The changes outlined in the hospital Outpatient Prospective Payment System (OPPS) rule come despite both cuts being struck down in legal challenges and amid major pushback from providers.

Site-neutral payments

The agency decided to move ahead with the two-year phase-in of the cuts to outpatient services for clinic visits furnished in an off-campus hospital outpatient setting. The goal is to bring payments to off-campus clinics in line with standalone physicians’ offices.

“With the completion of the two-year phase-in, the cost sharing will be reduced to $9, saving beneficiaries an average of $14 each time they visit an off-campus department for a clinic visit in [calendar year] 2020,” the Centers for Medicare & Medicaid Services (CMS) said in a fact sheet.

However, the two-year project that was supposed to start in 2019 has been halted because of a federal court ruling.

CMS decided to move forward with the cuts for off-campus clinics.

“The government has appeal rights, and is still evaluating the rulings and considering, at the time of this writing, whether to appeal the final judgment,” the agency said.

The American Hospital Association (AHA) said that the site-neutral payment rule was misguided and that CMS ignored the recent court ruling. 

“There are many real and crucial differences between hospital outpatient departments and the patient populations they serve and other sites of care,” said Tom Nickels, executive vice president of the AHA, in a statement.

CMS also finalized a proposed cut for the 340B program that cuts payments by 22.5% in 2020.

CMS has installed prior cuts in 2018 and 2019 to the program that requires drug companies to provide discounts to safety-net hospitals in exchange for getting their products covered on Medicaid.

However, a court ruling has struck down the cuts, and CMS is currently appealing the decision.

CMS said that it hopes to conduct a 340B hospital survey to collect drug acquisition cost data for 2018 and 2019, and the survey will craft a remedy if the appeal doesn’t go their way.

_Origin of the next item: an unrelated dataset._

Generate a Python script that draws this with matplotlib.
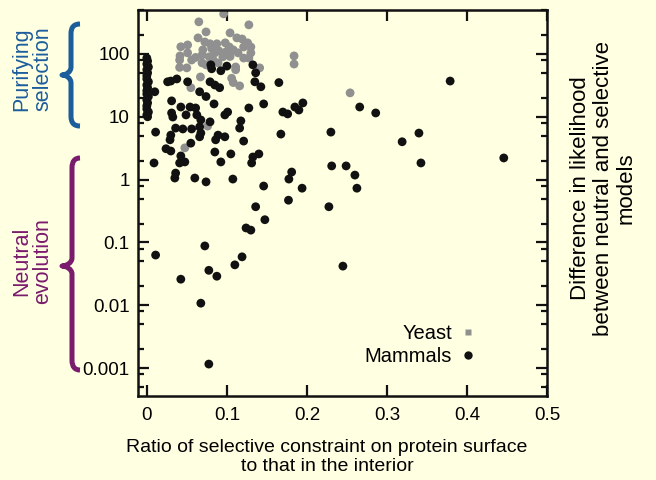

“In the event the 340B hospital survey data are not used to devise a remedy, we intend to consider the public input to inform the steps we would take to propose a remedy for CYs 2018 and 2019 in the CY 2021 rulemaking,” the agency said.

Hospital groups commented that CMS should drop both the 340B and site-neutral cuts because of the legal challenges.

Several groups weren’t happy that the cuts were still there.

“The agency also prolongs confusion and uncertainty for hospitals by maintaining unlawful policies it has been told to abandon in clear judicial directives,” said Beth Feldpush, senior vice president of policy and advocacy for America’s Essential Hospitals, in a statement Friday.

The hospital-backed group 340B Health added that CMS needs to stop this “unfunny version of ‘Groundhog Day’ and restore Medicare payments for 340B hospitals to their legal, statutory level.”